Dick Cheney Recovering After Getting a New Heart
Former Vice President Dick Cheney had a heart transplant on Saturday after 20 months on a waiting list, and was recovering in a Virginia hospital, a statement from his office said.
Mr. Cheney, 71, who has suffered five heart attacks and was in end-stage heart failure, was recovering in the intensive care unit of Inova Fairfax Hospital in Falls Church, Va.
“Although the former vice president and his family do not know the identity of the donor, they will be forever grateful for this lifesaving gift,” said the statement from an aide, Kara Ahern. Mr. Cheney and his family thanked doctors and staff at that hospital and at George Washington University Hospital in Washington for “their continued outstanding care,” the statement said.
Mr. Cheney’s wait for a new heart was not unusual, though it appeared to be longer than the average wait, which has varied in recent years from six months to a year, according to several studies. In June 2010, 3,153 patients were on the waiting list for a heart transplant and 80 were awaiting a heart-lung transplant, the American Heart Association’s journal Circulation reported last year.
Patients on the list generally have to be ready to rush to the hospital when a suitable donor is found, so there is little notice before a transplant takes place.
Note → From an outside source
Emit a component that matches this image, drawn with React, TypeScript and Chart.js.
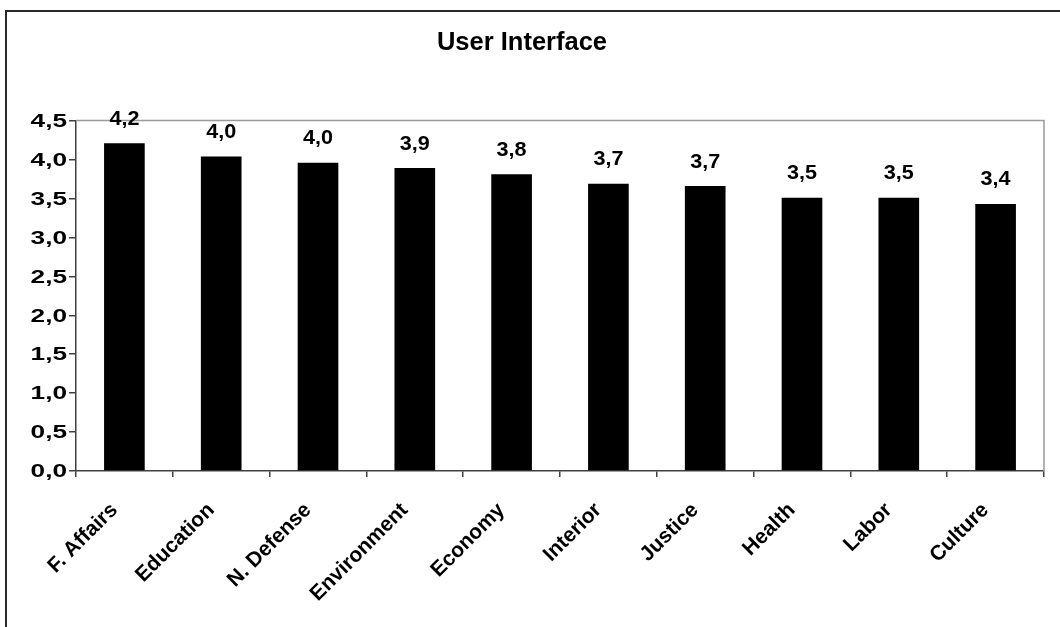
import React, { useEffect, useRef } from "react";
import { Chart, registerables } from "chart.js";

Chart.register(...registerables);

const categories = [
  "F. Affairs",
  "Education",
  "N. Defense",
  "Environment",
  "Economy",
  "Interior",
  "Justice",
  "Health",
  "Labor",
  "Culture",
];
const scores = [4.21, 4.04, 3.96, 3.89, 3.81, 3.69, 3.66, 3.51, 3.51, 3.43];
const yTicks = [0, 0.5, 1, 1.5, 2, 2.5, 3, 3.5, 4, 4.5];
const chartTitle = "User Interface";

const FONT = "'Liberation Sans', Arial, sans-serif";
const fmt = (v: number) => v.toFixed(1).replace(".", ",");

const frameAndLabels = {
  id: "frameAndLabels",
  beforeDatasetsDraw(chart: any) {
    const { ctx, chartArea } = chart;
    ctx.save();
    ctx.strokeStyle = "#9a9a9a";
    ctx.lineWidth = 1.5;
    ctx.beginPath();
    ctx.moveTo(chartArea.left, chartArea.top);
    ctx.lineTo(chartArea.right, chartArea.top);
    ctx.lineTo(chartArea.right, chartArea.bottom);
    ctx.stroke();
    ctx.restore();
  },
  afterDraw(chart: any) {
    const { ctx, chartArea } = chart;
    const xScale = chart.scales.x;
    const yScale = chart.scales.y;
    const meta = chart.getDatasetMeta(0);
    ctx.save();
    ctx.fillStyle = "#000";

    // value labels above bars
    ctx.font = `bold 20px ${FONT}`;
    ctx.textAlign = "center";
    ctx.textBaseline = "middle";
    meta.data.forEach((bar: any, i: number) => {
      ctx.save();
      ctx.translate(bar.x, bar.y - 24);
      ctx.scale(1.08, 1);
      ctx.fillText(fmt(scores[i]), 0, 0);
      ctx.restore();
    });

    // y tick labels
    ctx.font = `bold 19px ${FONT}`;
    ctx.textAlign = "right";
    ctx.textBaseline = "middle";
    yTicks.forEach((v) => {
      const y = yScale.getPixelForValue(v);
      ctx.save();
      ctx.translate(chartArea.left - 9, y + 1);
      ctx.scale(1.38, 1);
      ctx.fillText(fmt(v), 0, 0);
      ctx.restore();
    });

    // x category labels, rotated 45°
    ctx.font = `bold 21px ${FONT}`;
    ctx.textAlign = "right";
    ctx.textBaseline = "alphabetic";
    categories.forEach((c, i) => {
      const x = xScale.getPixelForValue(i);
      ctx.save();
      ctx.translate(x - 6, chartArea.bottom + 40);
      ctx.rotate(-Math.PI / 4);
      ctx.fillText(c, 0, 0);
      ctx.restore();
    });
    ctx.restore();
  },
};

export default function App() {
  const ref = useRef<HTMLCanvasElement | null>(null);

  useEffect(() => {
    document.body.style.margin = "0";
    const canvas = ref.current;
    if (!canvas) return;
    const chart = new Chart(canvas, {
      type: "bar",
      data: {
        labels: categories,
        datasets: [
          {
            data: scores,
            backgroundColor: "#000000",
            borderWidth: 0,
            barPercentage: 0.42,
            categoryPercentage: 1,
          },
        ],
      },
      options: {
        animation: false,
        responsive: false,
        maintainAspectRatio: false,
        layout: { padding: { left: 0, right: 16, top: 0, bottom: 0 } },
        plugins: {
          legend: { display: false },
          tooltip: { enabled: false },
          title: {
            display: true,
            text: chartTitle,
            color: "#000",
            font: { family: FONT, size: 25.5, weight: "bold", lineHeight: 1.2 },
            padding: { top: 28, bottom: 62 },
          },
        },
        scales: {
          x: {
            offset: true,
            grid: {
              offset: true,
              drawOnChartArea: false,
              drawTicks: true,
              tickLength: 6,
              color: "#404040",
              lineWidth: 1.5,
            },
            border: { display: true, color: "#404040", width: 1.5 },
            ticks: { display: false, autoSkip: false },
            afterFit(scale: any) {
              scale.height = 156;
            },
          },
          y: {
            min: 0,
            max: 4.5,
            afterBuildTicks(scale: any) {
              scale.ticks = yTicks.map((v) => ({ value: v }));
            },
            grid: {
              drawOnChartArea: false,
              drawTicks: true,
              tickLength: 7,
              color: "#404040",
              lineWidth: 1.5,
            },
            border: { display: true, color: "#404040", width: 1.5 },
            ticks: { display: false },
            afterFit(scale: any) {
              scale.width = 76;
            },
          },
        },
      },
      plugins: [frameAndLabels],
    });
    return () => chart.destroy();
  }, []);

  return (
    <div style={{ position: "relative", width: 1060, height: 627, overflow: "hidden", background: "#fff" }}>
      <div
        style={{
          position: "absolute",
          left: 5,
          top: 10,
          width: 1100,
          height: 700,
          borderLeft: "2px solid #2a2a2a",
          borderTop: "2px solid #2a2a2a",
        }}
      />
      <canvas ref={ref} width={1060} height={627} style={{ position: "absolute", left: 0, top: 0 }} />
    </div>
  );
}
It is not unusual for recipients not to know the identity of their donor; notification is determined by the rules of organ donation networks and the wishes of the donor’s family.
In 2010, the former vice president had a left ventricular assist device, a battery-powered heart pump, implanted by surgeons. Intended as a temporary measure to keep Mr. Cheney alive until he could get a donated heart, it was the latest in a series of operations over several decades on his heart and leg veins. He suffered his first heart attack at the age of 37 in 1978, as he was campaigning for Congress; a decade later, he underwent quadruple bypass surgery.
In public appearances since he left office in 2009, Mr. Cheney has appeared gaunt and increasingly frail. Last August, he published an autobiography, “In My Time: A Personal and Political Memoir,” written with the help of his daughter Liz Cheney, in which he reports that a team of doctors assessed his heart condition before Mr. Bush chose him as his vice presidential running mate. He also describes writing a letter of resignation shortly after taking office and giving it to his counsel, David S. Addington, to be delivered to President George W. Bush if he were incapacitated.